I have been researching things to put in the download section of this site, and found in the Digital Attic (aka Google) an article I wrote in 1995 predicting the Death of Advertising.  Now that we are seeing it happen, in print and in less 0bvious ways in online services, this may seem clever stuff (not just a Worlock but a Wizard too!).  Pause, though, gentle reader: in 25 years of writing about the digital marketplace I have predicted the Death of most things, so I am bound to get a few right – you should see me on the death of the novel, the death of copyright etc etc.

However, in 1995 I did not need to say what happened next, since no-one at all believed the first assertion.  Now a great many go as far as the first claim, but then we all stop dead.  What next?  For a time it seemed as if lead generation would fill the revenue gap.  Maybe the function of promotions and listings is simply to produce a qualified marketplace. Well, arguably it is, but people like Jeff Jarvis seem to be arguing that if we produce real community in the network then community members will sell to each other – and far more effectively than current advertisers.  So advertising and sponsorship become pure exercises in brand promotion, and are required a lot less.  If we really want to sell our organic muesli to the health conscious middle class, we have to find where they gather en masse, and then promote the idea by product placement or community agencies.
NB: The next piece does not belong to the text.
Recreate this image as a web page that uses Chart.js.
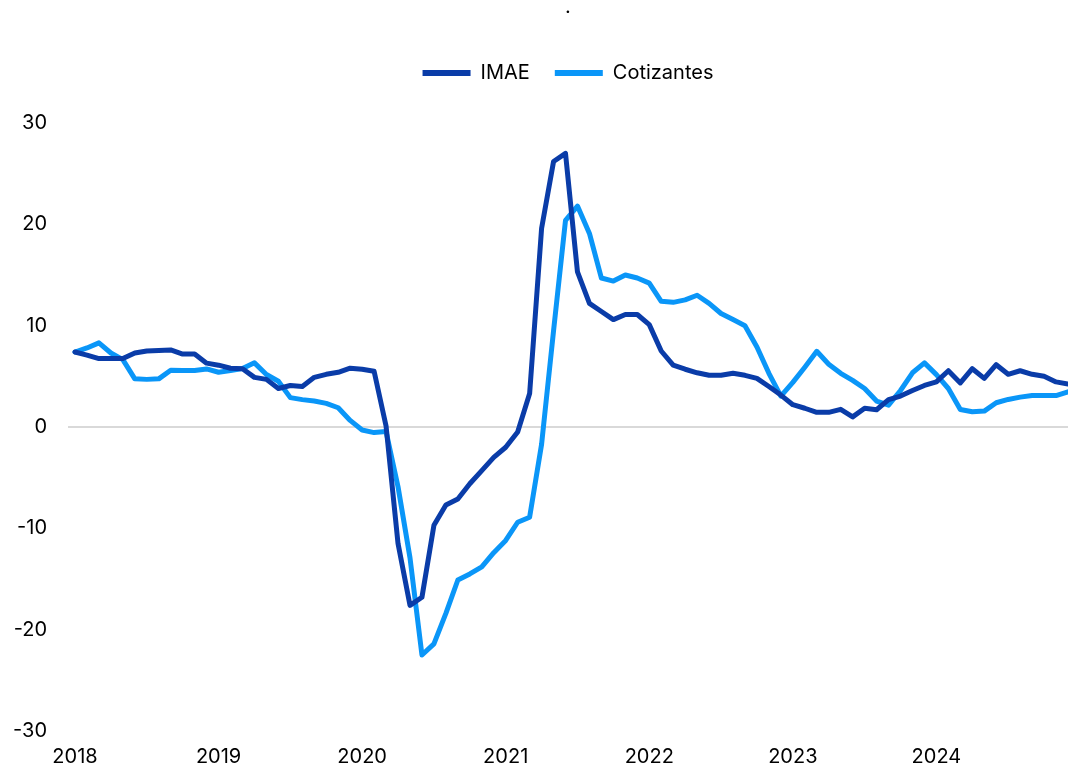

But first we need to know where our brand resonates and in what communities.  Look at www.media6degrees.com, and I think you are looking at a prototype for doing just that.  Then there is something called the 33Across SocialDNA platform: the idea here is that you identify existing customers and then “identify and anonymously target people with strong real world connections” to those existing customers.  The science of risk management turns inside out to become the art of customer identification.  European privacy commissars shudder, but check out an interesting article on this company at www.adexchanger.com.  And then look at LotameCC , the oldest player in this game (founded in 2006), which captures social media data like blog postings to create what they are kind enough to call “the data driven future of advertising”.

And that is the issue really – the things we are fiddling around with currently change advertising by narrowing its focus, making it less obtrusive, making it more predictive, getting better results with less effort/spend  etc.  And what we want is not advertising, but a way of getting sales messages to people who want those messages.  Something tells me that we are not there yet, but meanwhile the efforts being made are deeply interesting.